Bluestone also took an academic role in field, publishing the New York Attorney Malpractice Report from 2002-2004.  He started the “New York Attorney Malpractice Blog” in 2004, where he has published more than 4500 entries.

Mr. Bluestone has written 38 scholarly peer-reviewed articles concerning legal malpractice, many in the Outside Counsel column of the New York Law Journal. He has appeared as an Expert witness in multiple legal malpractice litigations.

Mr. Bluestone is an adjunct professor of law at St. John’s University College of Law, teaching Legal Malpractice.  Mr. Bluestone has argued legal malpractice cases in the Second Circuit, in the New York State Court of Appeals, each of the four New York Appellate Divisions, in all four of  the U.S. District Courts of New York and in Supreme Courts all over the state.  He has also been admitted pro haec vice in the states of Connecticut, New Jersey and Florida and was formally admitted to the US District Court of Connecticut and to its Bankruptcy Court all for legal malpractice matters. He has been retained by U.S. Trustees in legal malpractice cases from Bankruptcy Courts, and has represented municipalities, insurance companies, hedge funds, communications companies and international manufacturing firms. Mr. Bluestone regularly lectures in CLEs on legal malpractice.
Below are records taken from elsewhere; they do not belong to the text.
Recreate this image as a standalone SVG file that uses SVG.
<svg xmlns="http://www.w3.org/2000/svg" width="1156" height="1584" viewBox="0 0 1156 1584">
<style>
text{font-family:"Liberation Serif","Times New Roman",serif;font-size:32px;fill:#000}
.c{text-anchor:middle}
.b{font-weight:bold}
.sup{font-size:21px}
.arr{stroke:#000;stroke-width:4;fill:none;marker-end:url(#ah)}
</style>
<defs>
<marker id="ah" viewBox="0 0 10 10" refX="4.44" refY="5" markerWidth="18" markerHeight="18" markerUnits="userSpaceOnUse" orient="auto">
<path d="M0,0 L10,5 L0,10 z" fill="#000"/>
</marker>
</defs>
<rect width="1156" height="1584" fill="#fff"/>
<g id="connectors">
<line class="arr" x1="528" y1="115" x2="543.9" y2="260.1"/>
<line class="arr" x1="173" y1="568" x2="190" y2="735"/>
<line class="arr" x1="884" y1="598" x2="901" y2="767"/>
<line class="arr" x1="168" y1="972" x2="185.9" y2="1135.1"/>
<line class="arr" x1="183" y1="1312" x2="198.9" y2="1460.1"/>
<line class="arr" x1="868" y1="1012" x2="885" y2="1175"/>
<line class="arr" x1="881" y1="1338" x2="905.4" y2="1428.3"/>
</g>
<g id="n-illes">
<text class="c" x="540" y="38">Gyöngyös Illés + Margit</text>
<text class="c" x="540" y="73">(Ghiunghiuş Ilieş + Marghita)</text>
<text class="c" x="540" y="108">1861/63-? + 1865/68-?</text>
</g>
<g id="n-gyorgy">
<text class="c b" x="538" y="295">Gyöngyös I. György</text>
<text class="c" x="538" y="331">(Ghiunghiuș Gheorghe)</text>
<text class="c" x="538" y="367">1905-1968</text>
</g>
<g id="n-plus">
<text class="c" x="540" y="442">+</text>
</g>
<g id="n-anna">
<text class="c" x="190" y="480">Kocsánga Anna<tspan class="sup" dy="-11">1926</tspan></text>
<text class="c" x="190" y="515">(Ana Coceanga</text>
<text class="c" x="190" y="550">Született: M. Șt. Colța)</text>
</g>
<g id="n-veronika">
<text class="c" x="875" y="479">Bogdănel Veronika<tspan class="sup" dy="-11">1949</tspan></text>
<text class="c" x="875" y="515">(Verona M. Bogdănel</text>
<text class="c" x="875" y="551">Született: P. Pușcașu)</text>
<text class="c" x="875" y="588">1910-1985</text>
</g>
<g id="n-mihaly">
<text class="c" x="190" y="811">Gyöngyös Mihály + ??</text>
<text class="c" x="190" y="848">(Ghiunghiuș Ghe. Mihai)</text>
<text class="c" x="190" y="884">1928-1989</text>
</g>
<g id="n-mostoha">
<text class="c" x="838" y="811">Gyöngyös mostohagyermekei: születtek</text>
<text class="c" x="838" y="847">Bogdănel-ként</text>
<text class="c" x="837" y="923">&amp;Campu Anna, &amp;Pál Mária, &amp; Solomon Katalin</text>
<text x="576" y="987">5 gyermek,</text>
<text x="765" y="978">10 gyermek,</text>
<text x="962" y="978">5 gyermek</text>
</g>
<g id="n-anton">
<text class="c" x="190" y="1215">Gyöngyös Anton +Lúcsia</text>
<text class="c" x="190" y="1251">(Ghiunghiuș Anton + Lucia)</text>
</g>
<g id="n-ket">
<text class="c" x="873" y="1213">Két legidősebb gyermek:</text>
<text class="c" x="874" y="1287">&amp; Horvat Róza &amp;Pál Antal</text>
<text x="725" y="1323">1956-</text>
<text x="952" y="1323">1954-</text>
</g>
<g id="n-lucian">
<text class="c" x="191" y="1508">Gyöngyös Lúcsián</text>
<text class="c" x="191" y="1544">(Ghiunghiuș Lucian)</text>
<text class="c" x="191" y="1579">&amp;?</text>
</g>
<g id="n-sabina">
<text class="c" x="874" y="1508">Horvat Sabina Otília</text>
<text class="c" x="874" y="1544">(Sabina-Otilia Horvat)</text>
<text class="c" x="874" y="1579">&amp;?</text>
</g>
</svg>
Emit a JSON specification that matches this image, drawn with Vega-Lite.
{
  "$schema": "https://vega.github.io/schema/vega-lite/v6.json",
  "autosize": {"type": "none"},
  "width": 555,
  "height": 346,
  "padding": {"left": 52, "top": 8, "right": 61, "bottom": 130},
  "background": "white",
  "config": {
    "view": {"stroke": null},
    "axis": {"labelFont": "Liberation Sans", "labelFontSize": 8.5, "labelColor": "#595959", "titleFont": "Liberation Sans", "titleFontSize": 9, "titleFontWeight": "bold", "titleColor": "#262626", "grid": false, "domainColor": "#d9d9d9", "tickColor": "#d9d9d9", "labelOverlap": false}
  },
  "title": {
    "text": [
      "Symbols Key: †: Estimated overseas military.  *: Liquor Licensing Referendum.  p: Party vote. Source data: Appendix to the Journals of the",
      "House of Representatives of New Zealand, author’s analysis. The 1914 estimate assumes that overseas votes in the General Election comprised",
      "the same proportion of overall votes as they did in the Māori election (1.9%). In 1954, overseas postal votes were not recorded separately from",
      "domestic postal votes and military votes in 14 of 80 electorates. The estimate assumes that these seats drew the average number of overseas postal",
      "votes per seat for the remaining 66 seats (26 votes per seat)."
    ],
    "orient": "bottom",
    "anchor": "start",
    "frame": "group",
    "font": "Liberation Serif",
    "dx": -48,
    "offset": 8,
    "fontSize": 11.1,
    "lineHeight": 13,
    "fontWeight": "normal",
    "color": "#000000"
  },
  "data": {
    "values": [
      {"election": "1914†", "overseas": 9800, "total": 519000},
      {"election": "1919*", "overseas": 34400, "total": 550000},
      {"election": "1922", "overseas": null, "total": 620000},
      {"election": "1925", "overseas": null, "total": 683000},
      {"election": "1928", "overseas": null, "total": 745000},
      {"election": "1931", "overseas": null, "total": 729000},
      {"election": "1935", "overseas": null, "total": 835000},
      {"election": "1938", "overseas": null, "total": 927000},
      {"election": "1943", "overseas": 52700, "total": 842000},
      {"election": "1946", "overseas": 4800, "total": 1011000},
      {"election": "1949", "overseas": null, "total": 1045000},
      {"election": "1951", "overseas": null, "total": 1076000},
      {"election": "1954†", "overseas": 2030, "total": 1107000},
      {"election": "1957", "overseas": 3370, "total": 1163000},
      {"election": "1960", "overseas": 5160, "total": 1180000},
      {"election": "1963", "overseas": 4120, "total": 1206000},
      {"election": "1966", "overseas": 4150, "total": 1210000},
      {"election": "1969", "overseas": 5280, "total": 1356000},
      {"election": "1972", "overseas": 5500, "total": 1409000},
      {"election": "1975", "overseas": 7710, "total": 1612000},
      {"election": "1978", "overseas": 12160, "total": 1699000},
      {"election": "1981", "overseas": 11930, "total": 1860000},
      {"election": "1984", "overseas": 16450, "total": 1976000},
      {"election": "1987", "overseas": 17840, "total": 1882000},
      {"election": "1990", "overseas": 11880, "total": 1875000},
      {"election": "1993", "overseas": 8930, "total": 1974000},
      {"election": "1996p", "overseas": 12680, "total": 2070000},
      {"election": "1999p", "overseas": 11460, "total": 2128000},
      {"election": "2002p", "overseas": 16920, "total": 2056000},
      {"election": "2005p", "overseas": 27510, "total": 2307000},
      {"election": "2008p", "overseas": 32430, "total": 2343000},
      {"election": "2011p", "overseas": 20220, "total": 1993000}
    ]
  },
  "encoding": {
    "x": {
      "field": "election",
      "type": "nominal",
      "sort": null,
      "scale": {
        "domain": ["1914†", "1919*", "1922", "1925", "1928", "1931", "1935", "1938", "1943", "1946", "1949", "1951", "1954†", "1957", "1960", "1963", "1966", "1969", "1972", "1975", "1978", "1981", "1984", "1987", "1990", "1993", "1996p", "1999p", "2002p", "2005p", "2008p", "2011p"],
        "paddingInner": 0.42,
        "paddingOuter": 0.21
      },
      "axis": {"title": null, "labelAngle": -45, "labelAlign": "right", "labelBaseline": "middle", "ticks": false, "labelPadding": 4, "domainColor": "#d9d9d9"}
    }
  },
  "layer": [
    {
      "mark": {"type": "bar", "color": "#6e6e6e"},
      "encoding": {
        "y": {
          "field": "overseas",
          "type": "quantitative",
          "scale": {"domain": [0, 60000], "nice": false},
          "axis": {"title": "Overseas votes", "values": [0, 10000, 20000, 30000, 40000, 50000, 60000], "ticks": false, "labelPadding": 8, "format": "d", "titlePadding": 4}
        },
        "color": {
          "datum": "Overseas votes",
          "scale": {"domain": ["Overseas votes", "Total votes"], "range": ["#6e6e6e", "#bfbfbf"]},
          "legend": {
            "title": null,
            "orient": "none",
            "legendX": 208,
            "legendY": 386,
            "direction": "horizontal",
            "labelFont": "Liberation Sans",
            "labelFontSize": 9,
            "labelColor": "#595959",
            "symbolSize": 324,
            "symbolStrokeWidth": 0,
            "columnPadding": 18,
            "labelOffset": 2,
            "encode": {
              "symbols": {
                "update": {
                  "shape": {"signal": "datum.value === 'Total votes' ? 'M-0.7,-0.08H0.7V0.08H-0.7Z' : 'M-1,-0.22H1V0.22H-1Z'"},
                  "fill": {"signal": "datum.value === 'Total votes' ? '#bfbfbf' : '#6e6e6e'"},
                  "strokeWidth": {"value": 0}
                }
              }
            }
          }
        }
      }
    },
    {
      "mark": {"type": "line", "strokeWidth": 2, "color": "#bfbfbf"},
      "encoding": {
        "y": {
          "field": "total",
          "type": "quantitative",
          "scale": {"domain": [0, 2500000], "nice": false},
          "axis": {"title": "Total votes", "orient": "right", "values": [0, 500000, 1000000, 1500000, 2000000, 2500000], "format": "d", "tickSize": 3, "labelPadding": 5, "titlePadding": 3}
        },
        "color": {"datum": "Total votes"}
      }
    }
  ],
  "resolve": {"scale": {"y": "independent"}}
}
Based upon his professional experience Bluestone was named a Diplomate and was Board Certified by the American Board of Professional Liability Attorneys in 2008 in Legal Malpractice. He remains Board Certified.  He was admitted to The Best Lawyers in America from 2012-2019.  He has been featured in Who’s Who in Law since 1993.

In the last years, Mr. Bluestone has been featured for two particularly noteworthy legal malpractice cases.  The first was a settlement of an $11.9 million dollar default legal malpractice case of Yeo v. Kasowitz, Benson, Torres & Friedman which was reported in the NYLJ on August 15, 2016. Most recently, Mr. Bluestone obtained a rare plaintiff’s verdict in a legal malpractice case on behalf of the City of White Plains v. Joseph Maria, reported in the NYLJ on February 14, 2017. It was the sole legal malpractice jury verdict in the State of New York for 2017.

Bluestone has been at the forefront of the development of legal malpractice principles and has contributed case law decisions, writing and lecturing which have been recognized by his peers.  He is regularly mentioned in academic writing, and his past cases are often cited in current legal malpractice decisions. He is recognized for his ample writings on Judiciary Law § 487, a 850 year old statute deriving from England which relates to attorney deceit.